Het begint ’s morgens al in de hal van Diamond Plaza. 5 liftschachten bieden toegang tot het kantorencomplex, vanaf de parkeergarage in de kelder tot het 15 etages hoger gelegen fitnesscentrum. De liften zijn zo op elkaar afgestemd dat zij de grootst mogelijke vertraging veroorzaken.
Het geeft de ochtendspits van kantoorpersoneel een surrealistisch tintje. Verbeten worstelen de gestreken overhemden en kreukvrije mantelpakjes zich richting lift. Er wordt schaamteloos voorgedrongen, maar nooit zonder een verontschuldigende glimlach.
De ochtend is niet mijn favoriete dagdeel. Mijn assertieve ‘ik’ moet nog ontwaken, mijn gezicht zit nog in de kreukels van de lakens en haast om aan mijn bureau plaats te nemen heb ik niet. Links en rechts schiet wakker Vietnamees kantoorpersoneel langs mij heen, terwijl ik langzaam richting lift schuifel. Eenmaal achter mijn bureau en na mijn 1e koffie breekt ook voor mij de dag aan.

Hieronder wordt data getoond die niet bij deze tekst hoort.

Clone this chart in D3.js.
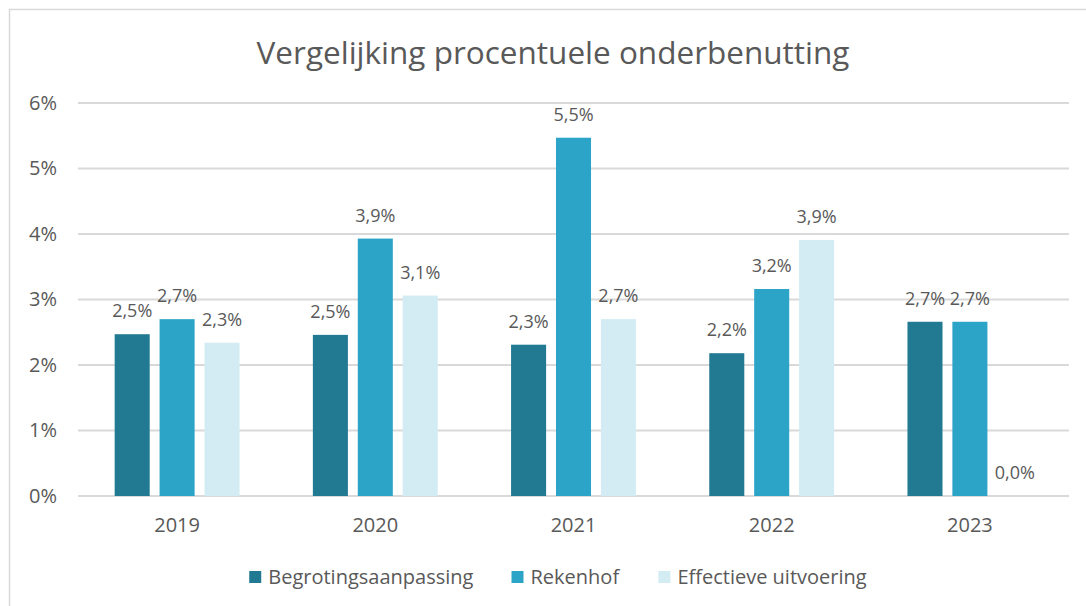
<!DOCTYPE html>
<html>
<head>
<meta charset="utf-8">
<script src="https://cdn.jsdelivr.net/npm/d3@7"></script>
<style>
  body { margin: 0; background: #fff; }
  text { font-family: "Open Sans", sans-serif; fill: #595959; }
</style>
</head>
<body>
<svg width="1086" height="606"></svg>
<script>
// data
var years = ["2019", "2020", "2021", "2022", "2023"];
var series = ["Begrotingsaanpassing", "Rekenhof", "Effectieve uitvoering"];
var begroting = [2.47, 2.46, 2.31, 2.18, 2.66];
var rekenhof = [2.70, 3.93, 5.47, 3.16, 2.66];
var effectief = [2.34, 3.06, 2.70, 3.91, 0];
var yTicks = [0, 1, 2, 3, 4, 5, 6];

var colors = d3.scaleOrdinal()
    .domain(series)
    .range(["#217A92", "#2CA4C7", "#D3ECF3"]);

var rows = years.map(function(y, i) {
  return { year: y, values: [begroting[i], rekenhof[i], effectief[i]] };
});

var svg = d3.select("svg");

// chart frame
svg.append("rect")
  .attr("x", 9.5).attr("y", 9.5)
  .attr("width", 1100).attr("height", 640)
  .attr("fill", "none")
  .attr("stroke", "#d9d9d9")
  .attr("stroke-width", 1.5);

var plot = { left: 78, right: 1069, top: 103, bottom: 496 };

var x0 = d3.scaleBand()
  .domain(years)
  .range([plot.left, plot.right])
  .paddingInner(0.37)
  .paddingOuter(0.185);

var x1 = d3.scaleBand()
  .domain(d3.range(series.length))
  .range([0, x0.bandwidth()])
  .paddingInner(0.22);

var y = d3.scaleLinear()
  .domain([0, 6])
  .range([plot.bottom, plot.top]);

// title
svg.append("text")
  .attr("x", 553)
  .attr("y", 64)
  .attr("text-anchor", "middle")
  .style("font-size", "31.5px")
  .text("Vergelijking procentuele onderbenutting");

// gridlines
svg.append("g").selectAll("line")
  .data(yTicks)
  .enter()
  .append("line")
  .attr("x1", plot.left).attr("x2", plot.right)
  .attr("y1", function(d) { return y(d); })
  .attr("y2", function(d) { return y(d); })
  .attr("stroke", "#d9d9d9")
  .attr("stroke-width", 2);

// y axis
var yAxis = svg.append("g")
  .attr("transform", "translate(" + (plot.left - 21) + ",0)")
  .call(d3.axisLeft(y).tickValues(yTicks).tickSize(0).tickFormat(function(d) { return d + "%"; }));
yAxis.select(".domain").remove();
yAxis.selectAll("text")
  .attr("x", 0)
  .style("font-family", "'Open Sans', sans-serif")
  .style("font-size", "20px")
  .attr("fill", "#595959");

// x axis
var xAxis = svg.append("g")
  .attr("transform", "translate(0," + plot.bottom + ")")
  .call(d3.axisBottom(x0).tickSize(0));
xAxis.select(".domain").remove();
xAxis.selectAll("text")
  .attr("y", 22)
  .style("font-family", "'Open Sans', sans-serif")
  .style("font-size", "20px")
  .attr("fill", "#595959");

// bars
var groups = svg.append("g").selectAll("g.year")
  .data(rows)
  .enter()
  .append("g")
  .attr("class", "year")
  .attr("transform", function(d) { return "translate(" + x0(d.year) + ",0)"; });

groups.selectAll("rect")
  .data(function(d) { return d.values; })
  .enter()
  .append("rect")
  .attr("x", function(d, i) { return x1(i); })
  .attr("y", function(d) { return y(d); })
  .attr("width", x1.bandwidth())
  .attr("height", function(d) { return plot.bottom - y(d); })
  .attr("fill", function(d, i) { return colors(series[i]); });

// value labels
var fmt = function(v) { return v.toFixed(1).replace(".", ",") + "%"; };
groups.selectAll("text.val")
  .data(function(d) { return d.values; })
  .enter()
  .append("text")
  .attr("class", "val")
  .attr("x", function(d, i) { return x1(i) + x1.bandwidth() / 2; })
  .attr("y", function(d) { return y(d) - 17; })
  .attr("text-anchor", "middle")
  .style("font-size", "18px")
  .text(fmt);

// legend
var legend = svg.append("g").attr("transform", "translate(0,577)");
var items = legend.selectAll("g.item")
  .data(series)
  .enter()
  .append("g")
  .attr("class", "item");

items.append("rect")
  .attr("y", -6)
  .attr("width", 12)
  .attr("height", 12)
  .attr("fill", function(d) { return colors(d); });

items.append("text")
  .attr("x", 19)
  .attr("dy", "0.35em")
  .style("font-size", "20px")
  .text(function(d) { return d; });

var widths = [];
items.each(function() { widths.push(this.getBBox().width); });
var gap = 38;
var total = d3.sum(widths) + gap * (widths.length - 1);
var pos = 558 - total / 2;
items.attr("transform", function(d, i) {
  var p = pos;
  pos += widths[i] + gap;
  return "translate(" + p + ",0)";
});
</script>
</body>
</html>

Op weg naar huis, verscholen achter de gekromde rug van Kha, mijn vaste Honda om-chauffeur, speelt zich eenzelfde tafereel af. Vietnamese automobilisten, Honda bestuurders, xich lo’s en fietsers halen elkaar links en rechts in, snijden elkaar de pas af en geven bij een opstopping geen duimbreed toe. In Nederland zouden weggebruikers elkaar de huid vol schelden en obsceen naar elkaar gebaren. In Vietnam is daar geen sprake van. Men rijdt elkaar dood of ongelukkig, maar zonder stemverhef of aanstootgevende gebaren. Massaal worden verkeersborden en op het wegdek geschilderde suggesties genegeerd.
In een poging om daar verandering in te brengen heeft de Overheid een actie in het leven geroepen. Speerpunt van deze actie is de weggebruiker herinneren aan de betekenis van de witte dwarsstreep bij stoplichten. Normaal gesproken is de witte streep alleen een referentiepunt. Als het stoplicht op rood staat, begin je vanaf die witte streep vaart te minderen. Daarna waag je je zover mogelijk voorbij dat punt, zodat je als 1e weg kunt rijden zodra het stoplicht vermoedelijk op groen springt.
De oplossing is even simpel als effectief. Bij ieder stoplicht staat een broodmagere vrijwilliger ‘van De Partij’ in legergroen uniform met een rode vlag te wapperen. Zodra het licht op rood staat, steekt deze zijn arm uit en houdt de rode vlag pal boven de witte streep. Dit is de grens, niet verder. Een weldoorvoede motoragent in kaki uniform, buik over de koppel, witte helm en zonnebril op het hoofd, laat zijn onbuigzame stok achteloos in zijn hand bungelen en sommeert overtreders achteruit te rijden.
Deze maatregel wordt teniet gedaan door de plaatsing van informatieve stoplichten. Boven de bekende lichten bevindt zich een display waarop de seconden worden afgeteld die aangeven hoelang het betreffende licht nog van kracht is. De wachtenden geven 1 seconde voor het aflopen van hun tijd al gas, terwijl de dwarsliggers tijdens hun laatste seconde extra gas geven om nog snel het kruispunt over te schieten.